The lightest of puff pastry with a generous English bramley filling, courtesy of The Flour Station
To the uninitiated it sounds more like an instruction than a food: ‘Apple, turnover!’ You could imagine Chris Martin pleading with his screaming daughter as she lies full length, beating her fists on the ground. Most of us who have had some initiation into western culinary traditions, however, will know apple turnover is neither a parental plea, nor a Coldplay song, but a pastry: one which has been delighting Brits since at least the 16th century, when those making savoury pastries for industrial workers’ lunches had the idea of stuffing them with fruit.
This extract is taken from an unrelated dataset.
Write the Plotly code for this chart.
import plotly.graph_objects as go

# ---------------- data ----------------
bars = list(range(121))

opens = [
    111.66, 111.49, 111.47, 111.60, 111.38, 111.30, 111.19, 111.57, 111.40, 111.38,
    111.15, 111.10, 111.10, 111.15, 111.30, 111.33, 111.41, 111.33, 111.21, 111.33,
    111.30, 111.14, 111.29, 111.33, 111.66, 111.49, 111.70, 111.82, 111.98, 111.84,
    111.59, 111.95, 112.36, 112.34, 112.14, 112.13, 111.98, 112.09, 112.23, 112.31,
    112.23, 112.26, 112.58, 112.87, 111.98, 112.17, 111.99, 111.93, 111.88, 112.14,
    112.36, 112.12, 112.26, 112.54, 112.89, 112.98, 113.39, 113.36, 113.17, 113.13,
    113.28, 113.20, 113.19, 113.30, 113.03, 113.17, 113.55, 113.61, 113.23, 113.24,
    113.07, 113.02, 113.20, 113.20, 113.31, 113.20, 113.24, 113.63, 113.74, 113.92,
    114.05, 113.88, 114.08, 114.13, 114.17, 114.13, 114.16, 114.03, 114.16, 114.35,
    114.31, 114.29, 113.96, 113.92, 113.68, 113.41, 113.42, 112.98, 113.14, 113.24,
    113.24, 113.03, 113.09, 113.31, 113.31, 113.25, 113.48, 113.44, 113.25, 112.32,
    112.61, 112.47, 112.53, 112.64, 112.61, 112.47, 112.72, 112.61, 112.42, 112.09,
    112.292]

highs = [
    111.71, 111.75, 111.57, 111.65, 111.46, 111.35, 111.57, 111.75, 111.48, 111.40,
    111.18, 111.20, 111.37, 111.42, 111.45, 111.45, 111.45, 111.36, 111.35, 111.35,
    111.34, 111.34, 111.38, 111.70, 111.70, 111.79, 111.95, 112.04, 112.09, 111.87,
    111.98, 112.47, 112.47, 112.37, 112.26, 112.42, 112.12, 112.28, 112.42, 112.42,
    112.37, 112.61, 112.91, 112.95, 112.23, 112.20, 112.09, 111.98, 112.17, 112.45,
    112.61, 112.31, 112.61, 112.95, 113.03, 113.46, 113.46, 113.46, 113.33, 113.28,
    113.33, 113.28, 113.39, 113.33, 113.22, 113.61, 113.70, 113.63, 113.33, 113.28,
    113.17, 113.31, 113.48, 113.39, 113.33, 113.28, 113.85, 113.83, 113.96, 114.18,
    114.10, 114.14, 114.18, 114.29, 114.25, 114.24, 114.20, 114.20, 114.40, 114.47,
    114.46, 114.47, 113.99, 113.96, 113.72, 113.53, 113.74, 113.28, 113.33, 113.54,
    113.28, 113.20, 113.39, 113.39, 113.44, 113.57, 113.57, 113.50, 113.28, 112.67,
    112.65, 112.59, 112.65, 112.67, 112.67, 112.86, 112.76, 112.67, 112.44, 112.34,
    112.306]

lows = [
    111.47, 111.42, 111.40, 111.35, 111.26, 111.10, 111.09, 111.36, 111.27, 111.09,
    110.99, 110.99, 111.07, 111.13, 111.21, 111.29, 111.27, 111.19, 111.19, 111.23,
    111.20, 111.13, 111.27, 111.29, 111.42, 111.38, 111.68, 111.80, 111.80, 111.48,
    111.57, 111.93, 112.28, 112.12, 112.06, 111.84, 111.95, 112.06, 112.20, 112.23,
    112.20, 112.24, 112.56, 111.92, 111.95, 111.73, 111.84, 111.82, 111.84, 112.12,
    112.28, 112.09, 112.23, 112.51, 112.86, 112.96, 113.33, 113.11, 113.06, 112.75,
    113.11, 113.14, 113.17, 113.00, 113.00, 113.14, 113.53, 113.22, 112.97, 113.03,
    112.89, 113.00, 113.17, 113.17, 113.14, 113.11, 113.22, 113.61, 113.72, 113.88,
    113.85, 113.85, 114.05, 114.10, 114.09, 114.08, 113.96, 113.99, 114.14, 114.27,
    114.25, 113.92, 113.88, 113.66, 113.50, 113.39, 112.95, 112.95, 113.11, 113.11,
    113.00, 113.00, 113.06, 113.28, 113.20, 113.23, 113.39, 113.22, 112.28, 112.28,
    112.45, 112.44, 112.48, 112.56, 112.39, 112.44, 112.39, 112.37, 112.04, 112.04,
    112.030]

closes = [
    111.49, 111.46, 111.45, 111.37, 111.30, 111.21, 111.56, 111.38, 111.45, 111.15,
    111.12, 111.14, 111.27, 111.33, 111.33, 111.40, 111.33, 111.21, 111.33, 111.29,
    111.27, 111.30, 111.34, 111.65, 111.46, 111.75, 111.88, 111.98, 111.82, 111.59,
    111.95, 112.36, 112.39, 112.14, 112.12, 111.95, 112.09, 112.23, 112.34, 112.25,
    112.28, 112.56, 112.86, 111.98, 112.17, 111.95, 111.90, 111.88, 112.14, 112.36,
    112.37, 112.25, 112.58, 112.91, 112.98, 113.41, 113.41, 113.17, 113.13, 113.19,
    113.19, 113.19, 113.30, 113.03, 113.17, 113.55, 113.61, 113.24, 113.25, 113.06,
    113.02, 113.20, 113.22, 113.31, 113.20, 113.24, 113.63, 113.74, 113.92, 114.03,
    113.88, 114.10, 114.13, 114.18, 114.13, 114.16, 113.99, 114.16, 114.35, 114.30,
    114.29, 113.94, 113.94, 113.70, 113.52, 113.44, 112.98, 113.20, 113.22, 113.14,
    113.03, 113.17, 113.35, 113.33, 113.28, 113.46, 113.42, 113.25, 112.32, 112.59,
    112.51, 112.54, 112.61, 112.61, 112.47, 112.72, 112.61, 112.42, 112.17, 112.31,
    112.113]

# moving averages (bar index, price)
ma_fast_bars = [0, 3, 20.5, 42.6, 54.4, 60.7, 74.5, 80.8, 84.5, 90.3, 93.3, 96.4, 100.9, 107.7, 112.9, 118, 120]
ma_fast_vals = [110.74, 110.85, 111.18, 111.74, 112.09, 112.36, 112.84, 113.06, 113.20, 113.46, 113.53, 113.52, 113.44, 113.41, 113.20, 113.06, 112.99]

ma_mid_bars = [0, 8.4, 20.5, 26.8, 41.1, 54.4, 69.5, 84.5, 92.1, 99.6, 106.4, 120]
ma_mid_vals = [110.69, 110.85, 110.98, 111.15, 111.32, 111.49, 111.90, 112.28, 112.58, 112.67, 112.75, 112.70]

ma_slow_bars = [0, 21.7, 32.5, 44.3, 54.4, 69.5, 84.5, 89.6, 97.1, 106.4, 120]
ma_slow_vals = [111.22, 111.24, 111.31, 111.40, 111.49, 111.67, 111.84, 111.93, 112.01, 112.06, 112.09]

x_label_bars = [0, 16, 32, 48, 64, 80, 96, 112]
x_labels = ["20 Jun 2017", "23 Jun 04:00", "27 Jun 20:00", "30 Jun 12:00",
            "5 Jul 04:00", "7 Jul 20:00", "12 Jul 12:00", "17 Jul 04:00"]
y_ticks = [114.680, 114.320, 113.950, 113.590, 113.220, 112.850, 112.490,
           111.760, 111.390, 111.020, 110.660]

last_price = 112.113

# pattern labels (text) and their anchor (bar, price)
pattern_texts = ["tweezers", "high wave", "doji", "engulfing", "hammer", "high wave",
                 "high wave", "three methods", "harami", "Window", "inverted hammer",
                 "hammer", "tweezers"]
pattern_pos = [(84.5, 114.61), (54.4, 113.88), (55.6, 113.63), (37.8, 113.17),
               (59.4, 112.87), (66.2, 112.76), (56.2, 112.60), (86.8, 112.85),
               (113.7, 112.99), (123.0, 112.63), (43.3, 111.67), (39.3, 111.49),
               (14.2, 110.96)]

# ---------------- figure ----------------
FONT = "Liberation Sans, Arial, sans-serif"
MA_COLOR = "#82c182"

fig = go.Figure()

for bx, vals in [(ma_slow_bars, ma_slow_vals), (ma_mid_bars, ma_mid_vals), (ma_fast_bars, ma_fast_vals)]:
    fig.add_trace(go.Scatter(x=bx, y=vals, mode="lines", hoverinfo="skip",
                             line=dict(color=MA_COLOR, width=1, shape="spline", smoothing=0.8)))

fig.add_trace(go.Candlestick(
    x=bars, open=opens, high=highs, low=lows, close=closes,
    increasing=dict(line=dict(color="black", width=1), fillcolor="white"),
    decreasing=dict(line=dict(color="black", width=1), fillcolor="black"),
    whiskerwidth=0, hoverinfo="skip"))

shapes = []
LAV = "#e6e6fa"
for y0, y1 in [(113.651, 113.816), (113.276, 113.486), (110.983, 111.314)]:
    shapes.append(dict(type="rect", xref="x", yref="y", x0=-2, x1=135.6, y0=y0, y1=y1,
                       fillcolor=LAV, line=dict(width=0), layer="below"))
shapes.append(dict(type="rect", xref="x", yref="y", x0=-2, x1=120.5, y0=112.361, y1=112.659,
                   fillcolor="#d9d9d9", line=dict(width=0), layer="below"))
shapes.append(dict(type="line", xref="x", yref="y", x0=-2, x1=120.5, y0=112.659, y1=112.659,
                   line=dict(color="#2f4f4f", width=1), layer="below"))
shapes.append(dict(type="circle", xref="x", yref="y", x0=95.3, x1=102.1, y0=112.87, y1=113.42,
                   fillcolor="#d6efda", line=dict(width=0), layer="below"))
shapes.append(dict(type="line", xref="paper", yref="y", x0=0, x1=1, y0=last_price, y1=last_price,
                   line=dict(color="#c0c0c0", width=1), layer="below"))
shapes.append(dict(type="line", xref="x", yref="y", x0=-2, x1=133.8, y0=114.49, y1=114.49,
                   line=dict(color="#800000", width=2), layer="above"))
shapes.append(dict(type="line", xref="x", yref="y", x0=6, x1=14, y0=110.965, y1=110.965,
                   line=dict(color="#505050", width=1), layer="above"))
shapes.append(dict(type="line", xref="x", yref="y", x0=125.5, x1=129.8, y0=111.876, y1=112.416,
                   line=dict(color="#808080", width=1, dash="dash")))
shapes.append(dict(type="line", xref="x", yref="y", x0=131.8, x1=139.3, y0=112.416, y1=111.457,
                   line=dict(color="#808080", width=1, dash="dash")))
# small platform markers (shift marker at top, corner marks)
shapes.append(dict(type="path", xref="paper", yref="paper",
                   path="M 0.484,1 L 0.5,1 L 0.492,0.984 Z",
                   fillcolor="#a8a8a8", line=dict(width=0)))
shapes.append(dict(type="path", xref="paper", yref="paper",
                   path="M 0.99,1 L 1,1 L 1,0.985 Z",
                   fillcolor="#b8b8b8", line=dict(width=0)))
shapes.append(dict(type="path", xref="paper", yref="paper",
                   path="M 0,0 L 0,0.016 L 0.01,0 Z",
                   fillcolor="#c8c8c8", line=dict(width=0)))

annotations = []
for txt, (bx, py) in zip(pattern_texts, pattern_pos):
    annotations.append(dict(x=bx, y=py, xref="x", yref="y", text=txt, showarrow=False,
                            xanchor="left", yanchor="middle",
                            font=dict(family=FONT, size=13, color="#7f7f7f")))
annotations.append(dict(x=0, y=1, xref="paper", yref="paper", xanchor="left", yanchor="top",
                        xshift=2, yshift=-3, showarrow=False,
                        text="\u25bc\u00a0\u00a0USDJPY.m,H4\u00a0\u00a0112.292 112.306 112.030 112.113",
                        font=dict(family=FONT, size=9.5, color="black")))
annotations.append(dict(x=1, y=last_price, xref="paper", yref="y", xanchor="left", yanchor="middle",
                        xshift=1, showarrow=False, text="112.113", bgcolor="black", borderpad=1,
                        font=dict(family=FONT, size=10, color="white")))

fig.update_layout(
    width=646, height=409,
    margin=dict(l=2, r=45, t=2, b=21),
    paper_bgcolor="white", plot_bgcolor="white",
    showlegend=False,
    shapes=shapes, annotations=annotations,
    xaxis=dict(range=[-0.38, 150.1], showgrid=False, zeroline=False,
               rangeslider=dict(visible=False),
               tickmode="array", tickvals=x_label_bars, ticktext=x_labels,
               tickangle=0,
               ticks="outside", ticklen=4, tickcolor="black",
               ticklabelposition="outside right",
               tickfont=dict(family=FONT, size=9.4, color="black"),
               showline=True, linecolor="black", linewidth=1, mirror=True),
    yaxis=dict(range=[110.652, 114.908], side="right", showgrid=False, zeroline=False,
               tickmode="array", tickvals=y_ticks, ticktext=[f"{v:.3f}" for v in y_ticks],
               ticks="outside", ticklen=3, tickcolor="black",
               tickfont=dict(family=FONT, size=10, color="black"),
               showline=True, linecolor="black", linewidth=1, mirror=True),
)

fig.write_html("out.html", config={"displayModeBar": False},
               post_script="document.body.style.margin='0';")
“We wanted a pastry that celebrated the classic English apple,” says Heather at The Flour Station. “Our turnover has a generous bramley apple filling covered in a crisp, flaky puff pastry.” Forget the puff pastry of the supermarkets; forget even the puff pastry your grandmother made. This is flour and butter-made air. It melts on the tongue. It whispers as you ease the turnover out of the paper bag and bite softly into it. It’s a moment on the lips and, seconds later, it is scattered absolutely everywhere.
The butter is, bien sur, French; the apples are of course English. “The pastry is delicately scored on top,” Heather continues—less for function than flair. Don’t be deterred by the seeming thickness of the pastry: the filling is ample, and the ratio between the two mediums almost utopian. Our only observation is that it works even better with a few slices of Kirkham’s Lancashire cheese.